The Carlsbad Current-Argus reports the new price tag for remediation and other work at a former brine well is the result of the latest budget proposal developed by the Carlsbad Brine Well Remediation Advisory Authority. The estimate has grown over the years, as initial projections pegged the work at about $25 million.
The latest estimate comes amid contract negotiations with a company that submitted a proposal for filling the decommissioned well, which was closed in 2008 when the ground was deemed unstable.
Brine wells hold saltwater for oil and gas operations and leave behind underground caverns.
“The amount is more than it was before,” Authority Chair John Heaton said during a recent meeting. “We don’t know what could happen. I thought it best to be seeking a little more than what we were (seeking) six or seven years ago. We don’t know what the real bid is.”

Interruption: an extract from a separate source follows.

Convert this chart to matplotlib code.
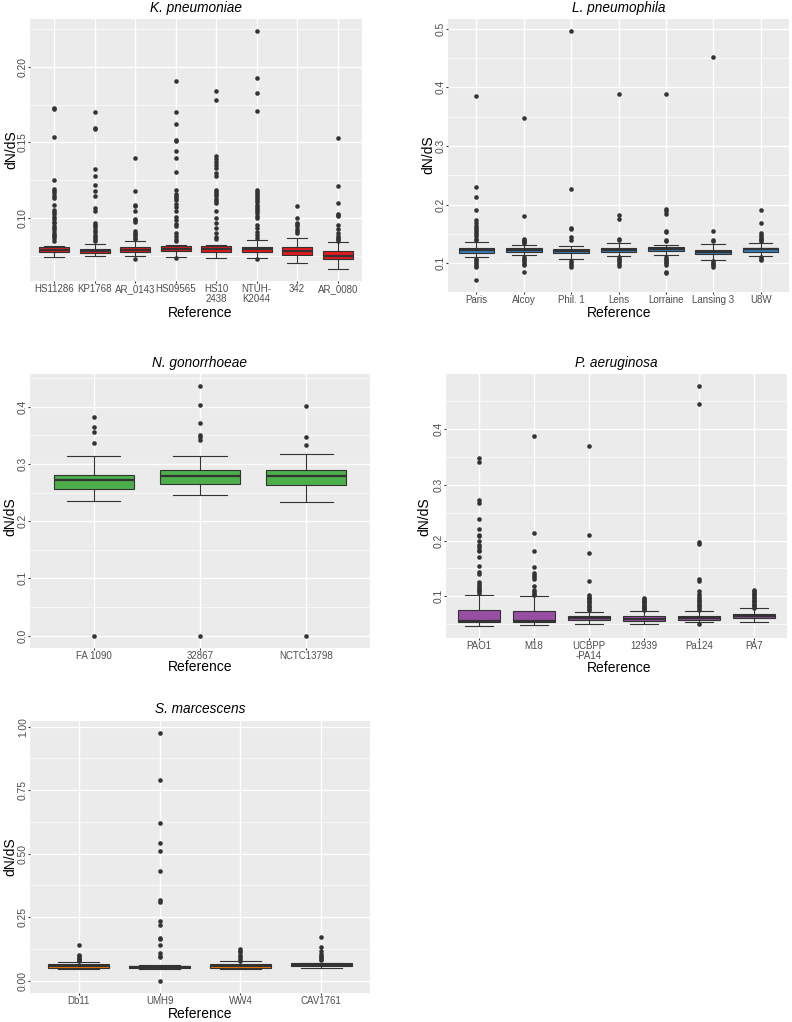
import matplotlib
matplotlib.use("Agg")
import matplotlib.pyplot as plt
from matplotlib.ticker import MultipleLocator, FormatStrFormatter

plt.rcParams['font.family'] = ['Liberation Sans', 'DejaVu Sans']

W, H = 792, 1022

# ---------------- K. pneumoniae ----------------
kp_refs = ["HS11286", "KP1768", "AR_0143", "HS09565", "HS10\n2438", "NTUH-\nK2044", "342", "AR_0080"]
kp_lo  = [0.0738, 0.0747, 0.0745, 0.0742, 0.0734, 0.0732, 0.0701, 0.0661]
kp_q1  = [0.0775, 0.0767, 0.0771, 0.0780, 0.0775, 0.0773, 0.0756, 0.0727]
kp_med = [0.0789, 0.0780, 0.0789, 0.0795, 0.0793, 0.0791, 0.0778, 0.0749]
kp_q3  = [0.0804, 0.0793, 0.0806, 0.0811, 0.0813, 0.0808, 0.0804, 0.0780]
kp_hi  = [0.0813, 0.0826, 0.0846, 0.0820, 0.0820, 0.0851, 0.0866, 0.0841]
kp_out = [
    [0.1729, 0.1718, 0.1535, 0.1249, 0.1194, 0.1178, 0.1167, 0.1145, 0.1130, 0.1086, 0.1051, 0.1036,
     0.1025, 0.1003, 0.0991, 0.0976, 0.0963, 0.0947, 0.0934, 0.0918, 0.0903, 0.0890, 0.0881, 0.0866, 0.0850],
    [0.1703, 0.1594, 0.1586, 0.1324, 0.1275, 0.1221, 0.1181, 0.1143, 0.1064, 0.1046, 0.0965, 0.0952,
     0.0940, 0.0921, 0.0905, 0.0890, 0.0875, 0.0860, 0.0848],
    [0.1399, 0.1176, 0.1086, 0.1077, 0.1044, 0.0993, 0.0987, 0.0970, 0.0912, 0.0903, 0.0893, 0.0882,
     0.0870, 0.0860, 0.0727],
    [0.1909, 0.1703, 0.1624, 0.1513, 0.1506, 0.1442, 0.1394, 0.1302, 0.1187, 0.1160, 0.1145, 0.1130,
     0.1117, 0.1095, 0.1069, 0.1046, 0.1007, 0.0985, 0.0959, 0.0948, 0.0903, 0.0880, 0.0862, 0.0850, 0.0734],
    [0.1837, 0.1782, 0.1410, 0.1392, 0.1373, 0.1351, 0.1333, 0.1300, 0.1278, 0.1187, 0.1172, 0.1157,
     0.1143, 0.1128, 0.1113, 0.1097, 0.1046, 0.0996, 0.0965, 0.0932, 0.0900, 0.0875, 0.0862],
    [0.2238, 0.1929, 0.1824, 0.1711, 0.1187, 0.1172, 0.1160, 0.1145, 0.1130, 0.1117, 0.1102, 0.1087,
     0.1073, 0.1058, 0.1044, 0.1030, 0.1015, 0.1000, 0.0952, 0.0930, 0.0905, 0.0885, 0.0870, 0.0725],
    [0.1082, 0.0996, 0.0969, 0.0959, 0.0947, 0.0925, 0.0910, 0.0900],
    [0.1531, 0.1211, 0.1097, 0.1029, 0.1020, 0.1012, 0.0952, 0.0925, 0.0903, 0.0880, 0.0868, 0.0858, 0.0848],
]

# ---------------- L. pneumophila ----------------
lp_refs = ["Paris", "Alcoy", "Phil. 1", "Lens", "Lorraine", "Lansing 3", "U8W"]
lp_lo  = [0.1102, 0.1142, 0.1068, 0.1131, 0.1142, 0.1057, 0.1131]
lp_q1  = [0.1182, 0.1199, 0.1170, 0.1193, 0.1210, 0.1153, 0.1199]
lp_med = [0.1222, 0.1227, 0.1216, 0.1233, 0.1250, 0.1193, 0.1239]
lp_q3  = [0.1261, 0.1256, 0.1250, 0.1261, 0.1273, 0.1233, 0.1267]
lp_hi  = [0.1364, 0.1313, 0.1301, 0.1341, 0.1318, 0.1330, 0.1341]
lp_out = [
    [0.3860, 0.2307, 0.2125, 0.1915, 0.1733, 0.1690, 0.1640, 0.1600, 0.1574, 0.1540, 0.1500, 0.1460,
     0.1420, 0.1390, 0.1080, 0.1050, 0.1020, 0.0990, 0.0960, 0.0935, 0.0722],
    [0.3477, 0.1813, 0.1420, 0.1400, 0.1380, 0.1360, 0.1340, 0.1110, 0.1080, 0.1050, 0.1020, 0.0990,
     0.0975, 0.0847],
    [0.4955, 0.2267, 0.1608, 0.1590, 0.1450, 0.1400, 0.1040, 0.1000, 0.0965, 0.0938],
    [0.3890, 0.1825, 0.1760, 0.1420, 0.1390, 0.1110, 0.1080, 0.1050, 0.1020, 0.0990, 0.0960],
    [0.3880, 0.1920, 0.1890, 0.1840, 0.1550, 0.1530, 0.1400, 0.1380, 0.1110, 0.1080, 0.1050, 0.1020,
     0.1000, 0.0970, 0.0847, 0.0830],
    [0.4523, 0.1550, 0.1400, 0.1380, 0.1040, 0.1010, 0.0990, 0.0965, 0.0945],
    [0.1903, 0.1682, 0.1520, 0.1480, 0.1450, 0.1420, 0.1400, 0.1380, 0.1100, 0.1075, 0.1055],
]

# ---------------- N. gonorrhoeae ----------------
ng_refs = ["FA 1090", "32867", "NCTC13798"]
ng_lo  = [0.2345, 0.2462, 0.2333]
ng_q1  = [0.2567, 0.2655, 0.2632]
ng_med = [0.2719, 0.2795, 0.2789]
ng_q3  = [0.2807, 0.2895, 0.2895]
ng_hi  = [0.3146, 0.3140, 0.3175]
ng_out = [
    [0.3825, 0.3655, 0.3567, 0.3374, 0.0],
    [0.4357, 0.4035, 0.3719, 0.3503, 0.3474, 0.3427, 0.0],
    [0.4012, 0.3468, 0.3333, 0.0],
]

# ---------------- P. aeruginosa ----------------
pa_refs = ["PAO1", "M18", "UCBPP\n-PA14", "12939", "Pa124", "PA7"]
pa_lo  = [0.0464, 0.0476, 0.0500, 0.0500, 0.0530, 0.0542]
pa_q1  = [0.0542, 0.0542, 0.0572, 0.0560, 0.0578, 0.0602]
pa_med = [0.0560, 0.0560, 0.0602, 0.0596, 0.0608, 0.0651]
pa_q3  = [0.0747, 0.0735, 0.0639, 0.0645, 0.0645, 0.0681]
pa_hi  = [0.1018, 0.1000, 0.0717, 0.0741, 0.0729, 0.0783]
pa_out = [
    [0.3482, 0.3404, 0.2735, 0.2669, 0.2386, 0.2211, 0.2102, 0.2078, 0.2000, 0.1916, 0.1880, 0.1837,
     0.1807, 0.1711, 0.1536, 0.1428, 0.1398, 0.1259, 0.1217, 0.1175, 0.1145, 0.1114, 0.1084, 0.1055],
    [0.3886, 0.2139, 0.1819, 0.1524, 0.1416, 0.1386, 0.1343, 0.1307, 0.1187, 0.1102, 0.1072, 0.1042, 0.1025],
    [0.3699, 0.2102, 0.1771, 0.1277, 0.1018, 0.0994, 0.0970, 0.0950, 0.0920, 0.0890, 0.0860, 0.0830,
     0.0800, 0.0775, 0.0750],
    [0.0970, 0.0950, 0.0930, 0.0910, 0.0890, 0.0870, 0.0850, 0.0830, 0.0810, 0.0790, 0.0770, 0.0755],
    [0.4777, 0.4458, 0.1970, 0.1940, 0.1307, 0.1277, 0.1096, 0.1042, 0.1000, 0.0970, 0.0940, 0.0910,
     0.0880, 0.0850, 0.0820, 0.0790, 0.0760, 0.0494],
    [0.1114, 0.1090, 0.1065, 0.1040, 0.1015, 0.0990, 0.0965, 0.0940, 0.0915, 0.0890, 0.0865, 0.0840,
     0.0815, 0.0795],
]

# ---------------- S. marcescens ----------------
sm_refs = ["Db11", "UMH9", "WW4", "CAV1761"]
sm_lo  = [0.0444, 0.0470, 0.0470, 0.0510]
sm_q1  = [0.0510, 0.0497, 0.0510, 0.0588]
sm_med = [0.0575, 0.0549, 0.0575, 0.0627]
sm_q3  = [0.0640, 0.0588, 0.0640, 0.0680]
sm_hi  = [0.0745, 0.0600, 0.0758, 0.0690]
sm_out = [
    [0.1386, 0.1007, 0.0960, 0.0910, 0.0860, 0.0820, 0.0785],
    [0.9739, 0.7908, 0.6196, 0.5438, 0.5111, 0.4301, 0.3176, 0.3098, 0.2340, 0.2209, 0.1673, 0.1621,
     0.1412, 0.1072, 0.0980, 0.0941, 0.0],
    [0.1242, 0.1176, 0.1110, 0.1020, 0.0915, 0.0850, 0.0784],
    [0.1725, 0.1333, 0.1150, 0.1045, 0.0980, 0.0915, 0.0870, 0.0820],
]

DARK = '#333333'


def px_rect(l, t, r, b):
    return [l / W, 1 - b / H, (r - l) / W, (b - t) / H]


def panel(fig, rect, refs, lo, q1, med, q3, hi, out, color, major, fmt,
          title, title_xy, ylab_xy, xlab_xy):
    ax = fig.add_axes(px_rect(*rect))
    ax.set_facecolor('#EBEBEB')
    for s in ax.spines.values():
        s.set_visible(False)

    stats = []
    for i in range(len(refs)):
        stats.append(dict(whislo=lo[i], q1=q1[i], med=med[i], q3=q3[i], whishi=hi[i], fliers=out[i]))
    pos = list(range(1, len(refs) + 1))
    ax.bxp(stats, positions=pos, widths=0.75, capwidths=0.5, patch_artist=True, showfliers=True,
           boxprops=dict(facecolor=color, edgecolor=DARK, linewidth=0.8),
           medianprops=dict(color=DARK, linewidth=1.6),
           whiskerprops=dict(color=DARK, linewidth=0.8),
           capprops=dict(color=DARK, linewidth=0.8),
           flierprops=dict(marker='o', markerfacecolor=DARK, markeredgecolor='none', markersize=3.3))

    # ggplot-like limits: 5% expansion of the data range
    allv = lo + hi + [v for o in out for v in o]
    vmin, vmax = min(allv), max(allv)
    pad = 0.05 * (vmax - vmin)
    ax.set_ylim(vmin - pad, vmax + pad)
    ax.set_xlim(0.4, len(refs) + 0.6)

    ax.set_xticks(pos)
    ax.set_xticklabels(refs)
    ax.yaxis.set_major_locator(MultipleLocator(major))
    ax.yaxis.set_minor_locator(MultipleLocator(major / 2))
    ax.yaxis.set_major_formatter(FormatStrFormatter(fmt))

    ax.set_axisbelow(True)
    ax.grid(which='major', color='white', linewidth=1.0)
    ax.grid(which='minor', axis='y', color='white', linewidth=0.5)
    ax.tick_params(which='major', length=1.6, width=0.8, color=DARK, labelcolor='#4D4D4D')
    ax.tick_params(which='minor', length=0)
    ax.tick_params(axis='x', labelsize=7.0, pad=0.6)
    ax.tick_params(axis='y', labelsize=7.4, pad=0.0)
    for lab in ax.get_yticklabels():
        lab.set_rotation(90)
        lab.set_va('center')
    for lab in ax.get_xticklabels():
        lab.set_linespacing(1.0)

    fig.text(title_xy[0] / W, 1 - title_xy[1] / H, title, style='italic', fontsize=9.8,
             ha='center', va='center')
    fig.text(ylab_xy[0] / W, 1 - ylab_xy[1] / H, 'dN/dS', rotation=90, fontsize=10,
             ha='center', va='center')
    fig.text(xlab_xy[0] / W, 1 - xlab_xy[1] / H, 'Reference', fontsize=10,
             ha='center', va='center')
    return ax


fig = plt.figure(figsize=(W / 100, H / 100), dpi=100)
fig.patch.set_facecolor('white')

panel(fig, (30, 19, 362, 281), kp_refs, kp_lo, kp_q1, kp_med, kp_q3, kp_hi, kp_out,
      '#E41A1C', 0.05, '%.2f', 'K. pneumoniae', (196, 8), (11, 150), (200, 313))
panel(fig, (448, 19, 789, 292), lp_refs, lp_lo, lp_q1, lp_med, lp_q3, lp_hi, lp_out,
      '#377EB8', 0.1, '%.1f', 'L. pneumophila', (619, 8), (428, 155), (619, 313))
panel(fig, (30, 374, 370, 648), ng_refs, ng_lo, ng_q1, ng_med, ng_q3, ng_hi, ng_out,
      '#4DAF4A', 0.1, '%.1f', 'N. gonorrhoeae', (200, 363), (10, 517), (200, 667))
panel(fig, (446, 374, 787, 638), pa_refs, pa_lo, pa_q1, pa_med, pa_q3, pa_hi, pa_out,
      '#984EA3', 0.1, '%.1f', 'P. aeruginosa', (616, 363), (424, 517), (619, 668))
panel(fig, (30, 721, 370, 993), sm_refs, sm_lo, sm_q1, sm_med, sm_q3, sm_hi, sm_out,
      '#FF7F00', 0.25, '%.2f', 'S. marcescens', (200, 709), (10, 857), (200, 1014))

fig.savefig('out.png', dpi=100)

Money for the remediation would come from several sources over four years, and some of that funding would depend on legislation that is expected to be introduced during the upcoming session.
The authority is seeking to tap the state’s oil reclamation fund, the New Mexico Environment Department’s Corrective Action Fund and the state’s water project fund.
Other sources could include conservation taxes from the oil and gas industry and a possible appropriation of state general funds, if lawmakers agree to it.
Federal funds would depend on whether the well on Carlsbad’s southern edge is determined to be a man-made or natural disaster. Officials say those funds also are capped at $4 million and can be acquired only when the rest of the project’s balance is identified.
Heaton called on Carlsbad leaders and residents to travel to Santa Fe to help lobby for the needed funding during the 30-day legislative session that begins Tuesday.
“If we’re not there, it looks like we don’t care,” he said. “We really need people up there.”
Aside from funding, authority committee members reported the project was moving closer to a contractor. Negotiations are expected to wrap up in a week or two.
The committee also discussed the potential damage the well’s collapse could cause. The well is situated near the junction of U.S. 285 and Highway 62/180. It is also beneath a canal that supplies water to most of southern Eddy County’s farmers.
Carlsbad Irrigation District manager Dale Ballard said the collapse would cut off water to 80 percent of the district’s users for up to three years. He said plans were suggested to move the canal to the south, but that could prove challenging as the land in that area is privately owned.
“This is a very scary thing for our water users when they look at this,” he said.
To prevent risks to motorists, Eddy County Commissioner Stella Davis said the county is considering building a bypass road, but she acknowledged funding was a concern.